One falls, one rises

Why is Liberman rising while Lapid is fading? Largely because of his rhetoric. Liberman is outflanking the government from the Right – saying Israel is not hitting Hamas or Hezbollah hard enough and that Jerusalem made a mistake in allowing humanitarian aid into Gaza. That is a message that resonates with disgruntled Likud voters, seething, as the polls indicate, at Netanyahu for the October 7 disaster.

But Lapid can’t outflank Netanyahu. The opposition leader’s message – that Netanyahu is not suited as prime minister, that new elections should be held now, and that the country breached its contract to protect its citizens and must bring the hostages home now (without saying what price might be too high for him) – has not stirred the public.

Interestingly, when asked in the Channel 12 poll who, between Netanyahu and Lapid, is more suited to be prime minister, the latter, who served as prime minister for six months in 2022, trailed Netanyahu by two points, 29% to 27%.

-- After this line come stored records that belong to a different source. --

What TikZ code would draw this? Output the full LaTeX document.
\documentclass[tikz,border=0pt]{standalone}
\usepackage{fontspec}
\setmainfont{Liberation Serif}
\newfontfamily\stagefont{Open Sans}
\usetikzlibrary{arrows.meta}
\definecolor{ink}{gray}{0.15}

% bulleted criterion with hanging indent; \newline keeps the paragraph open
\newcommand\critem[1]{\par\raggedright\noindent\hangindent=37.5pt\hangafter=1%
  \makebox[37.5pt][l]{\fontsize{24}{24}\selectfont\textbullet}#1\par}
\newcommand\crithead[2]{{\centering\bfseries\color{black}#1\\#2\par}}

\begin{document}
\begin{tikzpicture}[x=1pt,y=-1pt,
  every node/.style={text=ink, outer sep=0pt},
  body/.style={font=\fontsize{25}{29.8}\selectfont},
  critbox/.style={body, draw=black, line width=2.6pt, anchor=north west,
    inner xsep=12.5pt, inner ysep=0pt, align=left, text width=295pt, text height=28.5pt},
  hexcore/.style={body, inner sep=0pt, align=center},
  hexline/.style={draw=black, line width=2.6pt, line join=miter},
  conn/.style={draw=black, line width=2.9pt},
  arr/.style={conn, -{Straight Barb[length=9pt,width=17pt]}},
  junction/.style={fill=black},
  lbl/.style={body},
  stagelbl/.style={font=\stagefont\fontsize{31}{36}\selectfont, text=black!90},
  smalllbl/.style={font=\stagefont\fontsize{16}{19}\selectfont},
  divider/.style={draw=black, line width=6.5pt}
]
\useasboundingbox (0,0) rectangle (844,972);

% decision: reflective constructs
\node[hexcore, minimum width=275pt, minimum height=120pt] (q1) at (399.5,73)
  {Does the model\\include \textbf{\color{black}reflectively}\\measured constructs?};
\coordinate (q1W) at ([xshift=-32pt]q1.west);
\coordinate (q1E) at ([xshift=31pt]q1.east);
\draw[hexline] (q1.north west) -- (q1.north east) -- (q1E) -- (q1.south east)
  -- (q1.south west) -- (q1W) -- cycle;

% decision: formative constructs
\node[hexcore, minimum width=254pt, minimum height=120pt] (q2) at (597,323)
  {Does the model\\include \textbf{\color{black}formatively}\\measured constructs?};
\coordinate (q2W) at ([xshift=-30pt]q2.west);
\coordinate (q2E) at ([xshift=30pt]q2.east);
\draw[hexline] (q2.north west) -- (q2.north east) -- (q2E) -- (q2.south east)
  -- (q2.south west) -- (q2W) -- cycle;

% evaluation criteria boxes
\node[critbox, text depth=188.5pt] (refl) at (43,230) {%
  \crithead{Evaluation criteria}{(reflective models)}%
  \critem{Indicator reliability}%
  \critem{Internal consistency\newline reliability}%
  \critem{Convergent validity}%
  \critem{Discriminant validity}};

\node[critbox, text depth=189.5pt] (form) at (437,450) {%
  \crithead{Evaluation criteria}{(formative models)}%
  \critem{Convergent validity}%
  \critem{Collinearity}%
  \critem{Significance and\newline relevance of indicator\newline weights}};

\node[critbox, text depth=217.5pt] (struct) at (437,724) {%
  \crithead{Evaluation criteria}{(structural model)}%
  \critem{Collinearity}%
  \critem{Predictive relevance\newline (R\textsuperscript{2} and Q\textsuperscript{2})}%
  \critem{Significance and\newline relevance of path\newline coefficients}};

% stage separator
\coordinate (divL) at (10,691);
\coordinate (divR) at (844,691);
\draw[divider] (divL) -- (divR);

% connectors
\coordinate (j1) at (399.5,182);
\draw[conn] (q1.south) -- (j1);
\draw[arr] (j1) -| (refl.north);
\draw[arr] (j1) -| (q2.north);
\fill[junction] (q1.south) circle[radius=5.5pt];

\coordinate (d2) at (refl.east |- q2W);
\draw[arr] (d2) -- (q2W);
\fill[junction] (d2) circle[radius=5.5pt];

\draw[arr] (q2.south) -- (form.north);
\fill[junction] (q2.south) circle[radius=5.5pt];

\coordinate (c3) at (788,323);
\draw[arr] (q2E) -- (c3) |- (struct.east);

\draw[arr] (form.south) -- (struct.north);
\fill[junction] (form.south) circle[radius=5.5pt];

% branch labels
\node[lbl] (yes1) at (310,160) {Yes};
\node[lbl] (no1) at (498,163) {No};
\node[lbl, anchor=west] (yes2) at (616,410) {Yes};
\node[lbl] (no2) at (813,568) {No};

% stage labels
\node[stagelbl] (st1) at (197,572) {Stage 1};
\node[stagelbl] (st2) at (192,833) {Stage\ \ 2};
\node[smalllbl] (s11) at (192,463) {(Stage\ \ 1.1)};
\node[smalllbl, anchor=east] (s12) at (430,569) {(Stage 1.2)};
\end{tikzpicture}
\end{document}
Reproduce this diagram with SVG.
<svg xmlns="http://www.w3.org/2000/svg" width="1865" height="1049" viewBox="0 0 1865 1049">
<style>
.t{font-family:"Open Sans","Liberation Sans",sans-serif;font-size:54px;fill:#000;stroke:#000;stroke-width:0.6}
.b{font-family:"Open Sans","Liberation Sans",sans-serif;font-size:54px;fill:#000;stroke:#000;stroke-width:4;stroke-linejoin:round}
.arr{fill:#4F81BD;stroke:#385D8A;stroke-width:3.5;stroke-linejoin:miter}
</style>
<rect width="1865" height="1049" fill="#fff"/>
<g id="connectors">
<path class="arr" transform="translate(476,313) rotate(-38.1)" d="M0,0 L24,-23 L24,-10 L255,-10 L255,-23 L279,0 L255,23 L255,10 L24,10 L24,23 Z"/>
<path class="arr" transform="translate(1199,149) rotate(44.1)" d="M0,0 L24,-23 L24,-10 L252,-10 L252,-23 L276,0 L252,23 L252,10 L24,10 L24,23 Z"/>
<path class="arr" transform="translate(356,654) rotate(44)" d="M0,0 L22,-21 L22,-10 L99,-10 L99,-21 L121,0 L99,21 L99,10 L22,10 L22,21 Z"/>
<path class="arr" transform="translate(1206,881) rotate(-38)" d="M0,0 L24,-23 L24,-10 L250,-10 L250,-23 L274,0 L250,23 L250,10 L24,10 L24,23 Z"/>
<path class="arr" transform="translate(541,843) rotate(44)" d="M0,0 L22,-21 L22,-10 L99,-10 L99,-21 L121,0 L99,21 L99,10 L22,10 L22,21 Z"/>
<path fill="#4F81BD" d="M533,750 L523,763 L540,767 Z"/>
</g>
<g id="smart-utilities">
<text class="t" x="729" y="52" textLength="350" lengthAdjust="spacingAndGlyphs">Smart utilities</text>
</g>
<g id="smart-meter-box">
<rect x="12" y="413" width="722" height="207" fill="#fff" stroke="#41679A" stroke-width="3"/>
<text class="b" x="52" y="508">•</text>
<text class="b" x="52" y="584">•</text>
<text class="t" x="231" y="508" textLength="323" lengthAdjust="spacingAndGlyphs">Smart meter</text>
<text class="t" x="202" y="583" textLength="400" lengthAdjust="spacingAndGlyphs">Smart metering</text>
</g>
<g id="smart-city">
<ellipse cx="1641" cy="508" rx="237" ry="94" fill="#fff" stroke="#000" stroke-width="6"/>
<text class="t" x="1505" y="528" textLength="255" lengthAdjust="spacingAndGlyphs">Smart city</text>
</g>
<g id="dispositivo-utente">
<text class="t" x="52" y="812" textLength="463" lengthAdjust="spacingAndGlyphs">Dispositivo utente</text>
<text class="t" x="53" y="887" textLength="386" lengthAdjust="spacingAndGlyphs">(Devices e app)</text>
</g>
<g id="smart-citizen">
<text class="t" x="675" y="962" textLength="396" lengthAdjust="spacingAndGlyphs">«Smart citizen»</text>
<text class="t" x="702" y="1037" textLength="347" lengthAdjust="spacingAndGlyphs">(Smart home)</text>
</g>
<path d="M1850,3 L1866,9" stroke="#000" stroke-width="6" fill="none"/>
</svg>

It is not surprising, therefore, that in recent days, Lapid has made noises about a willingness to join the government or give it a “safety net” if a hostage release deal is reached that Smotrich and Ben-Gvir would oppose, possibly leading to their quitting the government.

However, a safety net is not needed. With Gantz’s 12 seats, the current national emergency government has 76 seats in the Knesset. So even if the Religious Zionist Party and Otzma Yehudit took their 14 seats and left the coalition, the national emergency government would still retain a slim majority in the Knesset with 62 seats.

In other words, the emergency government doesn’t fall if Ben-Gvir and Smotrich leave. Less than the government needing Lapid as a safety net since a Likud-backed hostage deal would pass even without Smotrich and Ben-Gvir, Lapid needs to get into the government and his hand on the wheel -- a decision he likely regretted not having made four months ago. Such a move now is critical to halt his party’s hemorrhaging support, something reflected consistently in the polls.